For production practice, do “LOD stress test.” Reduce the creature to a simplified silhouette and ensure the tone remains. If menace disappears, your design relied on micro edges rather than primary forms.
Common mistakes (and how to fix them)
A common mistake is equating “cute” with “big eyes” and “scary” with “spikes.” Those are clichés, not rules. The deeper rule is predictability versus risk. Fix this by focusing on center of mass, reach, and edge contrast rather than just adding eyes or spikes.
Another mistake is adding too many edge features, which turns the silhouette into noise. Fix it by choosing one dominant weapon silhouette and simplifying everything else.
Another mistake is making proportions contradictory without intention—like a cute head on a body that reads as predatory, without a story reason. Fix it by deciding what the creature’s social role is: companion, hunter, guardian, comic relief, boss. Then align proportion and edges to that role.
Closing: tone control is a design skill, not a vibe
Proportion and edge rules are practical tools for shaping tone.
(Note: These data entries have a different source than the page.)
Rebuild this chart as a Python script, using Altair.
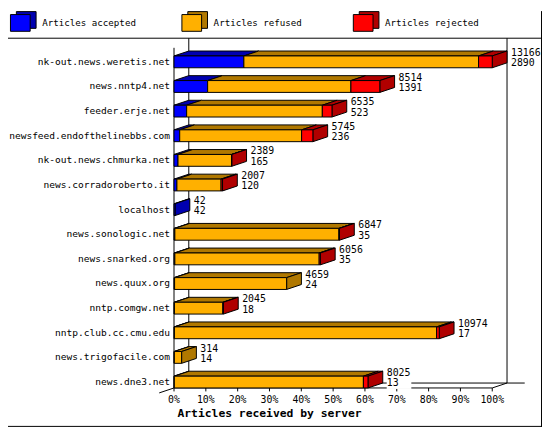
import altair as alt
import pandas as pd

# articles received per server (innreport style 3D bars)
servers = ["nk-out.news.weretis.net", "news.nntp4.net", "feeder.erje.net",
           "newsfeed.endofthelinebbs.com", "nk-out.news.chmurka.net",
           "news.corradoroberto.it", "localhost", "news.sonologic.net",
           "news.snarked.org", "news.quux.org", "nntp.comgw.net",
           "nntp.club.cc.cmu.edu", "news.trigofacile.com", "news.dne3.net"]
offered = [13166, 8514, 6535, 5745, 2389, 2007, 42, 6847, 6056, 4659, 2045, 10974, 314, 8025]
accepted = [2890, 1391, 523, 236, 165, 120, 42, 35, 35, 24, 18, 17, 14, 13]
refused = [9710, 5928, 5613, 5043, 2214, 1827, 0, 6787, 5971, 4635, 2002, 10847, 300, 7822]
rejected = [566, 1195, 399, 466, 10, 60, 0, 25, 50, 0, 25, 110, 0, 190]

series = ["Articles accepted", "Articles refused", "Articles rejected"]
front_colors = ["#0000FF", "#FFB000", "#FF0000"]
dark_colors = ["#0000B0", "#B07800", "#B00000"]
ticks = list(range(0, 101, 10))

W, H = 542, 422
PX = 3.23            # pixels per percent
DX = 15 / PX         # depth of the bars, in percent
DY = 0.2             # depth of the bars, in rows
FH = 0.48            # height of the front face, in rows
MONO = "DejaVu Sans Mono"

xs = alt.Scale(domain=[0, 100], range=[168.5, 491.5], nice=False, zero=False)
ys = alt.Scale(domain=[0, 14], range=[45.5, 395.5], nice=False, zero=False)
front_scale = alt.Scale(domain=series, range=front_colors)
dark_scale = alt.Scale(domain=series, range=dark_colors)

biggest = max(offered)
seg_rows, top_rows, side_rows, label_rows = [], [], [], []
for r, name in enumerate(servers):
    start = 0.0
    last = None
    for s, vals in zip(series, (accepted, refused, rejected)):
        v = vals[r]
        if v == 0:
            continue
        end = start + v / biggest * 100
        seg_rows.append(dict(r=r, r2=r + FH, a=start, b=end, seg=s))
        fid = f"{r}-{s}"
        top_rows.append(dict(id=fid, seg=s, y=r, x=start, x2=end))
        top_rows.append(dict(id=fid, seg=s, y=r - DY, x=start + DX, x2=end + DX))
        start = end
        last = s
    side_rows.append(dict(id=r, seg=last, x=start, y=r, y2=r + FH))
    side_rows.append(dict(id=r, seg=last, x=start + DX, y=r - DY, y2=r + FH - DY))
    n = max(len(str(offered[r])), len(str(accepted[r])))
    label_rows.append(dict(r=r, server=name, pct=start, offered=offered[r],
                           accepted=accepted[r],
                           bx=start + 19 / PX, bx2=start + (20 + 6 * n) / PX))

segs = pd.DataFrame(seg_rows)
tops = pd.DataFrame(top_rows)
sides = pd.DataFrame(side_rows)
labels = pd.DataFrame(label_rows)

last_row = len(servers) - 1
floor = last_row + FH
frame = pd.DataFrame([
    dict(x=0, x2=0, y=-0.33, y2=floor),
    dict(x=DX, x2=DX, y=-0.72, y2=floor - DY),
    dict(x=100 + DX, x2=100 + DX, y=-0.72, y2=floor - DY),
    dict(x=DX, x2=110.2, y=floor - DY, y2=floor - DY),
    dict(x=0, x2=100, y=floor, y2=floor),
    dict(x=100, x2=100 + DX, y=floor, y2=floor - DY),
    dict(x=-DX, x2=0, y=floor + DY, y2=floor),
])
tick_df = pd.DataFrame({"t": ticks})

X = lambda f: alt.X(f, scale=xs, axis=None)
Y = lambda f: alt.Y(f, scale=ys, axis=None)

frame_layer = alt.Chart(frame).mark_rule(color="black", strokeWidth=1).encode(
    x=X("x:Q"), x2="x2:Q", y=Y("y:Q"), y2="y2:Q")

tick_layer = alt.Chart(tick_df).transform_calculate(
    y0=str(floor), y1=str(floor + 0.14)
).mark_rule(color="black", strokeWidth=1).encode(
    x=X("t:Q"), y=Y("y0:Q"), y2="y1:Q")

tick_text = alt.Chart(tick_df).transform_calculate(
    lab="datum.t + '%'", yl=str(floor + 0.5)
).mark_text(font=MONO, fontSize=10, baseline="middle", align="center").encode(
    x=X("t:Q"), y=Y("yl:Q"), text="lab:N")

label_bg = alt.Chart(labels).transform_calculate(
    y0="datum.r - 0.36", y1="datum.r + 0.52"
).mark_rect(color="white").encode(
    x=X("bx:Q"), x2="bx2:Q", y=Y("y0:Q"), y2="y1:Q")

top_layer = alt.Chart(tops).mark_area(
    orient="horizontal", stroke="black", strokeWidth=1, strokeJoin="miter"
).encode(
    y=Y("y:Q"), x=alt.X("x:Q", scale=xs, axis=None, stack=None), x2="x2:Q",
    fill=alt.Fill("seg:N", scale=dark_scale, legend=None), detail="id:N")

side_layer = alt.Chart(sides).mark_area(
    orient="vertical", stroke="black", strokeWidth=1, strokeJoin="miter"
).encode(
    x=X("x:Q"), y=alt.Y("y:Q", scale=ys, axis=None, stack=None), y2="y2:Q",
    fill=alt.Fill("seg:N", scale=dark_scale, legend=None), detail="id:N")

front_layer = alt.Chart(segs).mark_rect(stroke="black", strokeWidth=1).encode(
    x=X("a:Q"), x2="b:Q", y=Y("r:Q"), y2="r2:Q",
    color=alt.Color("seg:N", scale=front_scale, legend=None))

name_text = alt.Chart(labels).transform_calculate(
    ym=f"datum.r + {FH / 2}"
).mark_text(font=MONO, fontSize=9.7, align="right", baseline="middle").encode(
    x=alt.value(164.5), y=Y("ym:Q"), text="server:N")

total_text = alt.Chart(labels).transform_calculate(
    ym="datum.r - 0.12"
).mark_text(font=MONO, fontSize=10, align="left", baseline="middle", dx=19).encode(
    x=X("pct:Q"), y=Y("ym:Q"), text="offered:Q")

acc_text = alt.Chart(labels).transform_calculate(
    ym="datum.r + 0.3"
).mark_text(font=MONO, fontSize=10, align="left", baseline="middle", dx=19).encode(
    x=X("pct:Q"), y=Y("ym:Q"), text="accepted:Q")

title_text = alt.Chart(pd.DataFrame({"t": ["Articles received by server"]})).mark_text(
    font=MONO, fontSize=11.5, fontWeight="bold", align="left", baseline="middle"
).encode(x=alt.value(172), y=alt.value(408.5), text="t:N")

one = pd.DataFrame({"k": [0]})
border = [
    alt.Chart(one).mark_rule(color="black").encode(
        x=alt.value(W - 0.5), y=alt.value(0), y2=alt.value(H)),
    alt.Chart(one).mark_rule(color="black").encode(
        x=alt.value(0), x2=alt.value(W), y=alt.value(H - 0.5)),
    alt.Chart(one).mark_rule(color="black").encode(
        x=alt.value(0), x2=alt.value(W), y=alt.value(27.5)),
]

legend = []
for i, (s, fc, dc) in enumerate(zip(series, front_colors, dark_colors)):
    x0 = 2.5 + 174 * i
    d = pd.DataFrame({"s": [s]})
    legend.append(alt.Chart(d).mark_rect(fill=dc, stroke="black", strokeWidth=1).encode(
        x=alt.value(x0 + 6), x2=alt.value(x0 + 26), y=alt.value(0.5), y2=alt.value(17.5)))
    legend.append(alt.Chart(d).mark_rect(fill=fc, stroke="black", strokeWidth=1).encode(
        x=alt.value(x0), x2=alt.value(x0 + 20), y=alt.value(3.5), y2=alt.value(20.5)))
    legend.append(alt.Chart(d).mark_text(
        font=MONO, fontSize=9.3, align="left", baseline="middle").encode(
        x=alt.value(x0 + 32.2), y=alt.value(12.5), text="s:N"))

chart = alt.layer(
    frame_layer, tick_layer, tick_text, label_bg,
    top_layer, side_layer, front_layer,
    name_text, total_text, acc_text, title_text,
    *border, *legend
).properties(
    width=W, height=H, padding=0, autosize=alt.AutoSizeParams(type="none"),
    background="white"
).configure_view(stroke=None)

chart.save("out.html", embed_options={"renderer": "svg", "actions": False})
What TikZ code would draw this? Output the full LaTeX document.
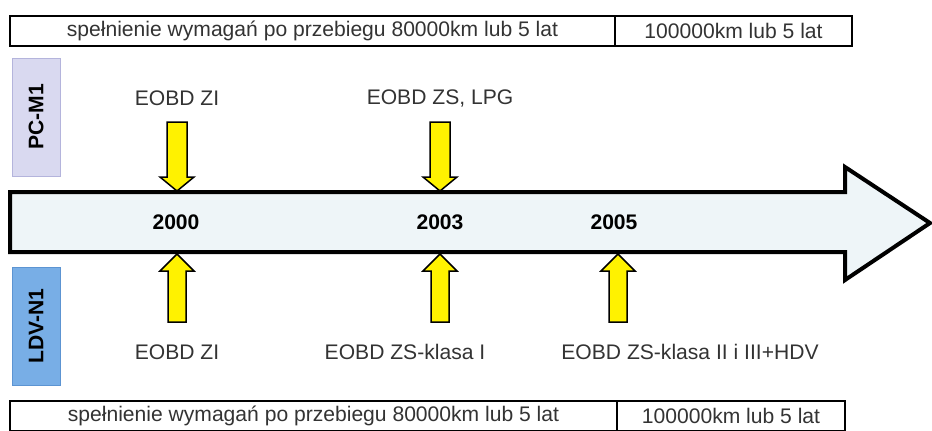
\documentclass[tikz,border=0pt]{standalone}
\usepackage{fontspec}
\setmainfont{Liberation Sans}
\usepackage{xcolor}
\usepackage{tikz}
\usetikzlibrary{positioning}

\definecolor{axisfill}{HTML}{EEF5F8}
\definecolor{pcfill}{HTML}{D9D9F0}
\definecolor{pcdraw}{HTML}{B4B4DC}
\definecolor{ldvfill}{HTML}{78AEE6}
\definecolor{ldvdraw}{HTML}{5C94D2}
\definecolor{labeltext}{HTML}{333333}

\begin{document}
\begin{tikzpicture}[
    x=0.2mm, y=-0.2mm,
    cell/.style={rectangle, draw, line width=0.4mm, outer sep=0pt, minimum height=6mm, inner sep=0pt, font=\fontsize{12}{14}\selectfont, text=labeltext},
    tag/.style={rectangle, rotate=90, minimum width=23.6mm, minimum height=9.6mm, inner sep=0pt, font=\bfseries\fontsize{12}{14}\selectfont},
    label/.style={inner sep=0pt, font=\fontsize{12}{14}\selectfont, text=labeltext},
    year/.style={inner sep=0pt, font=\bfseries\fontsize{12}{14}\selectfont},
    timeline/.style={draw, fill=axisfill, line width=0.8mm, line join=miter},
    yarrow/.style={draw, fill=yellow, line width=0.3mm, line join=miter}
]
\useasboundingbox (0,0) rectangle (932,430);

% requirement bars
\node[cell, minimum width=121mm] (top80) at (312.5,31) {spełnienie wymagań po przebiegu 80000km lub 5 lat};
\node[cell, minimum width=47.4mm, right=0pt of top80] (top100) {100000km lub 5 lat};
\node[cell, minimum width=121.4mm] (bot80) at (313.5,416) {spełnienie wymagań po przebiegu 80000km lub 5 lat};
\node[cell, minimum width=45.6mm, right=0pt of bot80] (bot100) {100000km lub 5 lat};

% vehicle classes
\node[tag, fill=pcfill, draw=pcdraw] (pcm1) at (36,117) {PC-M1};
\node[tag, fill=ldvfill, draw=ldvdraw] (ldvn1) at (36,326) {LDV-N1};

% time axis
\draw[timeline] (10,192) -- (845,192) -- (845,167) -- (930,223) -- (845,280) -- (845,252) -- (10,252) -- cycle;
\node[year] (y2000) at (176,222) {2000};
\node[year] (y2003) at (440,222) {2003};
\node[year] (y2005) at (614,222) {2005};

% passenger cars
\node[label] (pczi) at (177,98) {EOBD ZI};
\node[label] (pczs) at (440,98) {EOBD ZS, LPG};
\foreach \x in {177,440}
    \draw[yarrow] (\x-10,122) -- (\x+10,122) -- (\x+10,177) -- (\x+17,177) -- (\x,191) -- (\x-17,177) -- (\x-10,177) -- cycle;

% light duty vehicles
\node[label] (ldvzi) at (177,352) {EOBD ZI};
\node[label] (ldvzs) at (405,352) {EOBD ZS-klasa I};
\node[label] (ldvhdv) at (690,352) {EOBD ZS-klasa II i III+HDV};
\foreach \x in {177,440,618}
    \draw[yarrow] (\x-9,322) -- (\x+9,322) -- (\x+9,271) -- (\x+17,271) -- (\x,254) -- (\x-17,271) -- (\x-9,271) -- cycle;

\end{tikzpicture}
\end{document}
They determine appeal, menace, and readable intent before the audience ever sees detail. If you build a creature whose silhouette communicates center of mass, reach, and edge hierarchy, you can reliably tune threat and friendliness across styles, ratings, and production constraints.
For concept artists, the challenge is to design with intentional signals rather than relying on texture or lore to carry tone. For production artists, the challenge is to preserve those signals through geometry, rig, shaders, and lighting—even as the asset gets optimized and reused.
When you treat proportions and edges as a language, you gain control over the audience’s first emotional read. And in creature design, that first read is everything.